NASA just invested in 10 new visionary space technologies

Revolutionary space technology that'll take us into the future.

NASA just invested in 10 new visionary space technologies
Photo by NASA on Unsplash
  • NASA Innovative Advanced Concepts (NIAC) program invests in new space technology concepts every year.
  • This year's technologies range from smart space suits to Venus aircraft.
  • These concepts will be put to the test to see if they are viable.

Nuclear propulsion and lunar mining conjure up wild visions of a new space age. Our best minds are currently working on making these speculative space inventions a reality. Those are just two of the technologies that NASA has selected to research and invest in as part of their NASA Innovative Advanced Concepts (NIAC) program for 2019.

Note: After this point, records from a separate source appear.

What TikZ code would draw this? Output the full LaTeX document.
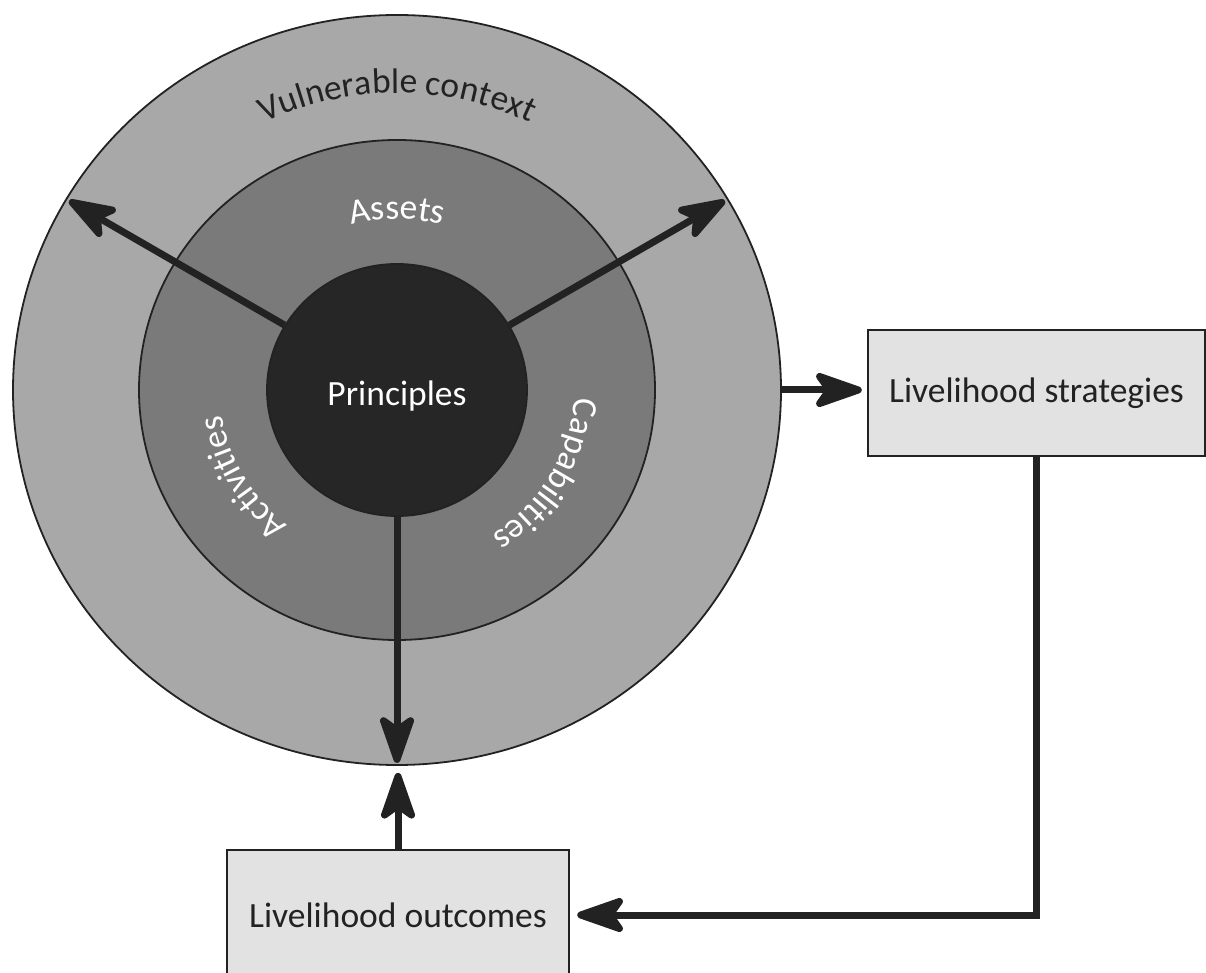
\documentclass[tikz,border=0pt]{standalone}
\usepackage{fontspec}
\setmainfont{Carlito}
\usetikzlibrary{arrows.meta,shapes.geometric,decorations.text,calc}
\definecolor{ringout}{HTML}{A8A8A8}
\definecolor{ringmid}{HTML}{7A7A7A}
\definecolor{core}{HTML}{262626}
\definecolor{boxfill}{HTML}{E2E2E2}
\definecolor{ink}{HTML}{222222}
\newcommand{\ringfont}{\fontsize{35.5}{42}\selectfont}

\begin{document}
\begin{tikzpicture}[x=1pt,y=1pt,
  ring/.style={ellipse, draw=ink, line width=1.8pt, inner sep=0pt},
  lbox/.style={rectangle, draw=ink, line width=2.5pt, fill=boxfill, inner sep=0pt,
               font=\ringfont, text=ink},
  flow/.style={draw=ink, line width=7pt,
               -{Stealth[length=58pt,width=40pt,inset=14pt,round]}},
]
\useasboundingbox (0,0) rectangle (1206,972);
\clip (0,0) rectangle (1206,972);

% concentric rings
\coordinate (c) at (397,582);
\node[ring, fill=ringout, minimum width=768pt, minimum height=750pt] (outer) at (c) {};
\node[ring, fill=ringmid, minimum width=516pt, minimum height=500pt] (middle) at (c) {};
\node[ring, fill=core, minimum width=260pt, minimum height=252pt] (core) at (c) {};
\node[text=white, font=\ringfont, inner sep=0pt] (corelabel) at ([yshift=-6pt]core.center) {Principles};

% boxes
\node[lbox, minimum width=337pt, minimum height=126pt] (strat) at (1036.5,579) {Livelihood strategies};
\node[lbox, minimum width=342pt, minimum height=130pt] (outc) at (398,57) {Livelihood outcomes};

% curved labels
\path[decorate, decoration={text along path, text align=center, text color=ink,
      text={|\ringfont|Vulnerable context}}]
  ($(c)+(120:304 and 297)$) arc[start angle=120, end angle=60, x radius=304, y radius=297];
\path[decorate, decoration={text along path, text align=center, text color=white,
      text={|\ringfont|Assets}}]
  ($(c)+(120:177 and 171)$) arc[start angle=120, end angle=60, x radius=177, y radius=171];
\path[decorate, decoration={text along path, text align=center, text color=white,
      text={|\ringfont|Activities}}]
  ($(c)+(250:177 and 171)$) arc[start angle=250, end angle=170, x radius=177, y radius=171];
\path[decorate, decoration={text along path, text align=center, text color=white,
      text={|\ringfont|Capabilities}}]
  ($(c)+(10:177 and 171)$) arc[start angle=10, end angle=-70, x radius=177, y radius=171];

% arrows out of the core
\draw[flow, shorten >=4pt] (core.30) -- (outer.30);
\draw[flow, shorten >=4pt] (core.150) -- (outer.150);
\draw[flow, shorten >=3pt] (core.south) -- (outer.south);

% flow between rings and boxes
\draw[flow, shorten >=5pt] (outer.east) -- (outer.east -| strat.west);
\draw[flow, shorten >=7pt] (strat.south) |- (outc.east);
\draw[flow, shorten >=7pt] (outc.north) -- (outc.north |- outer.south);
\end{tikzpicture}
\end{document}
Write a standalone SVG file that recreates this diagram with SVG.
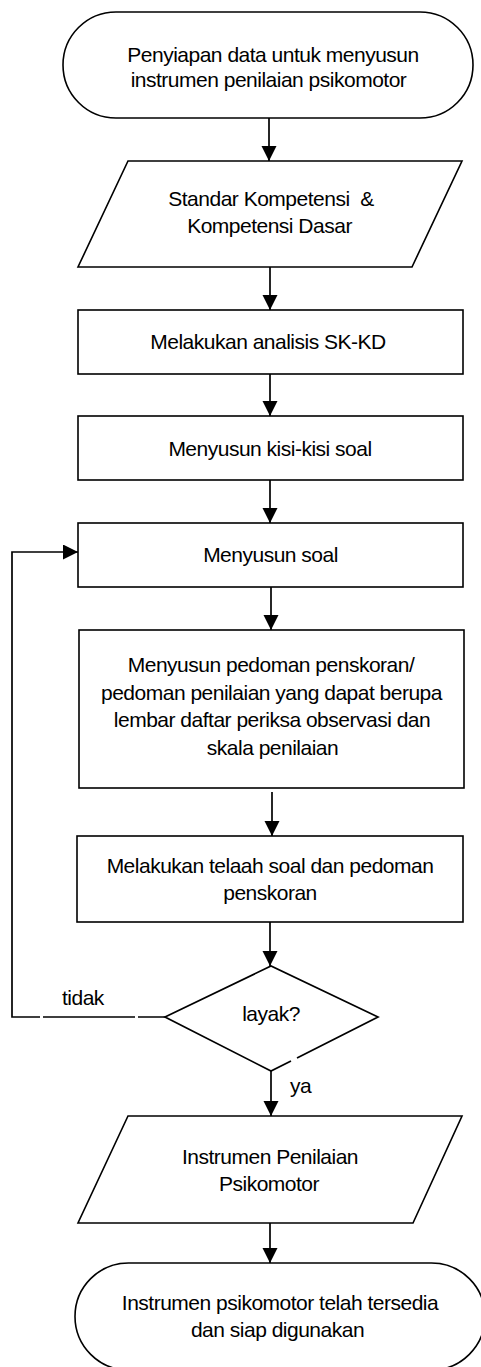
<svg xmlns="http://www.w3.org/2000/svg" width="481" height="1367" viewBox="0 0 481 1367">
<defs>
<marker id="ah" markerUnits="userSpaceOnUse" markerWidth="16" markerHeight="16" viewBox="0 0 16 16" refX="15" refY="7.5" orient="auto">
<path d="M0,0 L15,7.5 L0,15 Z" fill="#000"/>
</marker>
<style>
.s{fill:#fff;stroke:#000;stroke-width:1.6}
.c{fill:none;stroke:#000;stroke-width:1.7}
.t{font-family:"Liberation Sans",Arial,sans-serif;font-size:21px;letter-spacing:-0.5px;fill:#000;text-anchor:middle}
.l{font-family:"Liberation Sans",Arial,sans-serif;font-size:21px;letter-spacing:-0.5px;fill:#000}
</style>
</defs>
<rect width="481" height="1367" fill="#fff"/>

<g id="connectors">
<line class="c" x1="269" y1="118" x2="269" y2="161" marker-end="url(#ah)"/>
<line class="c" x1="270" y1="267" x2="270" y2="310" marker-end="url(#ah)"/>
<line class="c" x1="270" y1="374" x2="270" y2="416" marker-end="url(#ah)"/>
<line class="c" x1="270" y1="480" x2="270" y2="523" marker-end="url(#ah)"/>
<line class="c" x1="271" y1="587" x2="271" y2="630" marker-end="url(#ah)"/>
<line class="c" x1="272" y1="792" x2="272" y2="836" marker-end="url(#ah)"/>
<line class="c" x1="270" y1="922" x2="270" y2="966" marker-end="url(#ah)"/>
<line class="c" x1="271" y1="1071" x2="271" y2="1116" marker-end="url(#ah)"/>
<line class="c" x1="270" y1="1223" x2="270" y2="1263" marker-end="url(#ah)"/>
<path class="c" d="M165,1017 L138,1017 M135,1017 L43,1017 M40,1017 L12,1017 L12,552 L78,552" marker-end="url(#ah)"/>
<text class="l" x="62" y="1005">tidak</text>
<text class="l" x="290" y="1093">ya</text>
</g>

<g id="start">
<rect class="s" x="63" y="12" width="410" height="106" rx="53" ry="53"/>
<text class="t" x="273" y="62">Penyiapan data untuk menyusun</text>
<text class="t" x="268.5" y="87">instrumen penilaian psikomotor</text>
</g>

<g id="input1">
<polygon class="s" points="128,161 462,161 412,267 78,267"/>
<text class="t" x="271" y="206" xml:space="preserve">Standar Kompetensi  &amp;</text>
<text class="t" x="269.5" y="233">Kompetensi Dasar</text>
</g>

<g id="p1">
<rect class="s" x="78" y="310" width="385" height="64"/>
<text class="t" x="268" y="349">Melakukan analisis SK-KD</text>
</g>

<g id="p2">
<rect class="s" x="78" y="416" width="385" height="64"/>
<text class="t" x="270" y="456">Menyusun kisi-kisi soal</text>
</g>

<g id="p3">
<rect class="s" x="78" y="523" width="385" height="64"/>
<text class="t" x="270.5" y="562">Menyusun soal</text>
</g>

<g id="p4">
<rect class="s" x="79" y="630" width="385" height="158"/>
<text class="t" x="271" y="672">Menyusun pedoman penskoran/</text>
<text class="t" x="271.5" y="699.5">pedoman penilaian yang dapat berupa</text>
<text class="t" x="272" y="727">lembar daftar periksa observasi dan</text>
<text class="t" x="272.5" y="754.5">skala penilaian</text>
</g>

<g id="p5">
<rect class="s" x="77" y="836" width="386" height="86"/>
<text class="t" x="270" y="873">Melakukan telaah soal dan pedoman</text>
<text class="t" x="270" y="900">penskoran</text>
</g>

<g id="decision">
<polygon points="271,966 378,1017 271,1071 165,1017" fill="#fff"/>
<path class="c" d="M297,1058 L378,1017 L271,966 L165,1017 L271,1071 L291,1061" stroke-linejoin="miter" stroke-width="1.6"/>
<text class="t" x="271" y="1021">layak?</text>
</g>

<g id="output">
<polygon class="s" points="128,1116 462,1116 413,1223 78,1223"/>
<text class="t" x="270" y="1164">Instrumen Penilaian</text>
<text class="t" x="269" y="1191">Psikomotor</text>
</g>

<g id="end">
<rect class="s" x="75" y="1263" width="410" height="107" rx="53.5" ry="53.5"/>
<text class="t" x="280" y="1310">Instrumen psikomotor telah tersedia</text>
<text class="t" x="277.5" y="1337">dan siap digunakan</text>
</g>
</svg>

The program is funding a total of 18 studies of which they'll determine the feasibility of early-stage technologies that could contribute greatly to the advancement of space exploration.

From space debris cleanup to interstellar fly-bys, the technologies have the potential to usher in great innovative feats in outer space.

Here is a selection of 10 of the most exciting new NASA space tech investments.

Space debris cleanup

MSNW LLC

Crosscutting High Apogee Refueling Orbital Navigator (CHARON) for Active Debris Removal

Space debris is a serious problem that the public isn't aware of. All of that space junk floating around could disrupt our satellites, make space exploration harder and put our astronauts at risk. Thousands of tons of space debris has already accumulated in low Earth orbit. Currently, there are around 29,000 known objects larger than 10 cm.

The landmark research in 1979 by Donald J. Kessler and the NASA Orbital Debris Program office predicted something they called the "Kessler Syndrome." Which showed that if space debris collisions increased, there would be an exponential growth in debris that would make space access impossible in just a few generations.

The Crosscutting High Apogee Refueling Orbital Navigator (CHARON) led by John Slough seeks to remedy this potential catastrophe. By engaging in something called Active Debris Removal (ADR), the spacecraft would fling the largest objects of space debris into decaying orbits. CHARON would be used on an orbital vehicle that could fuel itself in air and work for 10 years at a time.